In this paper, page 4, it is said:

"...there is always a constant expected number of elements that map to the same slot"

Assume we have a set $S$ of $n$ values, and we want to insert them into a hash table. Let's fix some parameters: let $d$ be the hash table's bin/slot capacity, i.e. the bin will get more than $d$ elements only with a negligible probability. Then, we set the hash table length, $h$.

Question 1: is it correct that the capacity of each bin is constant?

Moreover, assume we want to perform an operation on only one bin of the hash table.

Question 2: Is it correct to say the complexity of the operation is constant? because it performs the operation on a constant elements of the set $S$?

Update: Please note that the updated is inserted after the answer is given by provided by @D.W.

I am using a simple static hash table. Assume that the number of elements $n$ is known in advance. Also, for some reasons we want a bin capacity be $d$ with a high probability (e.g. $2^{40}$). Moreover, we use the equation in theorem 1, in here to calculate the number of bins (or hash table length) required. Furthermore, we want to perform a polynomial factorization, whose complexity is $O(d^{2})$, in one bin.
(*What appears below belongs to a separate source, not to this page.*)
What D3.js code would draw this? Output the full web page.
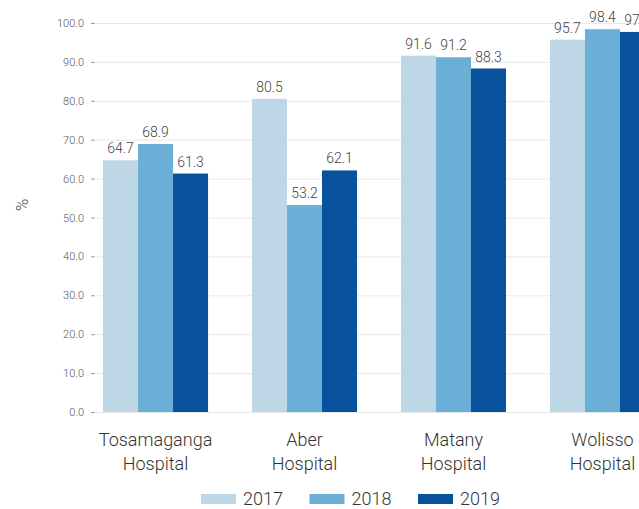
<!DOCTYPE html>
<html>
<head>
<meta charset="utf-8">
<script src="https://cdn.jsdelivr.net/npm/d3@7"></script>
<style>
  body { margin: 0; background: #fff; }
  text { font-family: Roboto, "Noto Sans", sans-serif; font-weight: 300; }
</style>
</head>
<body>
<div id="chart"></div>
<script>
// data
var hospitals = ["Tosamaganga|Hospital", "Aber|Hospital", "Matany|Hospital", "Wolisso|Hospital"];
var years = ["2017", "2018", "2019"];
var v2017 = [64.7, 80.5, 91.6, 95.7];
var v2018 = [68.9, 53.2, 91.2, 98.4];
var v2019 = [61.3, 62.1, 88.3, 97.7];
var yTicks = [0, 10, 20, 30, 40, 50, 60, 70, 80, 90, 100];
var colors = ["#bdd7e7", "#6baed6", "#08519c"];

var series = [v2017, v2018, v2019];
var rows = hospitals.map(function (h, i) {
  return { name: h, values: years.map(function (y, j) { return { year: y, v: series[j][i] }; }) };
});

var width = 639, height = 509;
var svg = d3.select("#chart").append("svg")
  .attr("width", width).attr("height", height);

var y = d3.scaleLinear().domain([0, 100]).range([412, 23]);
var x0 = d3.scaleBand().domain(hospitals).range([92, 666])
  .paddingInner(0.295).paddingOuter(0.074);
var x1 = d3.scaleBand().domain(years).range([0, x0.bandwidth()]);
var color = d3.scaleOrdinal().domain(years).range(colors);

// grid
svg.append("g").selectAll("line")
  .data(yTicks).enter().append("line")
  .attr("x1", 96).attr("x2", width)
  .attr("y1", function (d) { return y(d) + 0.5; })
  .attr("y2", function (d) { return y(d) + 0.5; })
  .attr("stroke", "#e8e8e8").attr("stroke-width", 1);

// y axis
var yAxis = svg.append("g")
  .attr("transform", "translate(95,0)")
  .call(d3.axisLeft(y).tickValues(yTicks).tickFormat(d3.format(".1f")).tickSize(4).tickPadding(7));
yAxis.select(".domain").remove();
yAxis.selectAll(".tick line").attr("stroke", "#999");
yAxis.selectAll(".tick text").attr("fill", "#555").style("font-size", "11px")
  .style("font-family", "Roboto, sans-serif").style("font-weight", 300);

svg.append("text")
  .attr("transform", "translate(28,205) rotate(-90)")
  .attr("text-anchor", "middle")
  .attr("fill", "#444").style("font-size", "17px")
  .text("%");

// bars
var groups = svg.append("g").selectAll("g")
  .data(rows).enter().append("g")
  .attr("transform", function (d) { return "translate(" + x0(d.name) + ",0)"; });

groups.selectAll("rect")
  .data(function (d) { return d.values; }).enter().append("rect")
  .attr("x", function (d) { return x1(d.year); })
  .attr("y", function (d) { return y(d.v); })
  .attr("width", x1.bandwidth())
  .attr("height", function (d) { return y(0) - y(d.v); })
  .attr("fill", function (d) { return color(d.year); });

groups.selectAll("text.val")
  .data(function (d) { return d.values; }).enter().append("text")
  .attr("class", "val")
  .attr("x", function (d) { return x1(d.year) + x1.bandwidth() / 2; })
  .attr("y", function (d) { return y(d.v) - 7; })
  .attr("text-anchor", "middle")
  .attr("fill", "#444").style("font-size", "14px")
  .text(function (d) { return d.v.toFixed(1); });

// category labels
var cat = groups.append("text")
  .attr("x", x0.bandwidth() / 2)
  .attr("y", 446)
  .attr("text-anchor", "middle")
  .attr("fill", "#333").style("font-size", "18px");
cat.selectAll("tspan")
  .data(function (d) { return d.name.split("|"); }).enter().append("tspan")
  .attr("x", x0.bandwidth() / 2)
  .attr("dy", function (d, i) { return i ? 24 : 0; })
  .text(function (d) { return d; });

// legend
var legend = svg.append("g").selectAll("g")
  .data(years).enter().append("g")
  .attr("transform", function (d, i) { return "translate(" + (201 + i * 108.5) + ",494)"; });
legend.append("rect")
  .attr("width", 35).attr("height", 10)
  .attr("fill", function (d) { return color(d); });
legend.append("text")
  .attr("x", 42).attr("y", 11)
  .attr("fill", "#333").style("font-size", "18px")
  .text(function (d) { return d; });
</script>
</body>
</html>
  • $\begingroup$ If you have $n$ objects, and $d$ of those $n$ objects hash to each bin (assuming a magic, perfect hash function), then the hash table must have $\frac{n}{d}$ bins (give or take 1 bin). Or, am I misunderstanding your question? $\endgroup$ Aug 19, 2018 at 16:36
  • $\begingroup$ @jameslarge I tried to avoid giving details about how they are calculated. You are right. The more precise evaluation can be found here: dblab.ntua.gr/~gtsat/collection/scheduling/… $\endgroup$
    – Aydin
    Aug 19, 2018 at 16:40
  • $\begingroup$ Re, "...we want to perform an operation on only one bin..." That is a strange thing to want to do. If there is any strong correlation between some interesting subset of objects and which bin(s) they hash to, then I would either say that you are using a poor hash function, or else you are abusing the definition of "hash table." On the other hand, if there is no such correlation, then what would be the point of selecting any particular bin? $\endgroup$ Aug 19, 2018 at 16:41
  • $\begingroup$ We expect references to fulfill the minimal scholarly requirements and be as robust over time as possible. I hope you'll improve your post in this regard. We have collected some advice here. Thank you! $\endgroup$
    – D.W.
    Aug 19, 2018 at 16:41
  • $\begingroup$ @D.W. thanks for the answer and comment. I've just added an update to the question. $\endgroup$
    – Aydin
    Aug 19, 2018 at 16:53

3 Answers 3


There are rare cases where the number of entries in a hashtable is fixed. There are some more cases where the number of entries in one particular situation is known, and the right number of slots can be allocated before you start filling the hash table.

But typical implementations start with a small number of slots, and if enough items are added so the expected number of collisions becomes too large, more slots are allocated and all items rearranged in the new slots.

Usually the implementation tries to keep the percentage of used slots in some range, say (just an example) between 45% and 70%, compromising between efficiency and used space. So as you add items and use more than 70% of slots are used, the implementer would increase the number of slots so that now 45% are used, and more items can be added. An implementer might also shrink the table if items are removed and say less than 30% of slots are used, but in practice hash tables tend to grow.


If I understood you correctly, your real need is a way to limit slot capacity with a high probability (BTW, probabilities cannot reach more than 100% == 20; what you mean is probably 1 - 2-40).

You can reach this goal with modified hash table handling procedure:

  • Cuckoo hashing uses fixed-size slots with slower but still O(1) on average insert procedure, while allowing to reach load factor arbitrarily close to 100% by using larger slots
  • Robin Hood hashing grows up the table when any hash chain becomes larger than prescribed value, but this event has very low probability (alternatively, you can just drop extra elements in such low-probable situation)
  • Extensible hashing extends any approach by growing just the required parts of the hash table
  • Perfect hash functions and Dynamic perfect hashing

I wonder if you've omitted some relevant context. If you insert $n$ items and ensure that the capacity of the hash table is $2n$, then the expected number of elements that map into any particular slot is constant ($1/2$).

The capacity of a bin depends on what kind of hashtable you're using, so it's not answerable without further context.

An operation that performs only a constant number of steps of computation, has constant complexity. So, you can count the number of steps of computation that are performed and you should be able to tell. If the expected number of elements in a slot is a constant, and if that operation takes a constant operations per element, then the expected complexity of that operation is a constant. (The worst case might be higher, as the worst-case number of elements per bin might be higher.)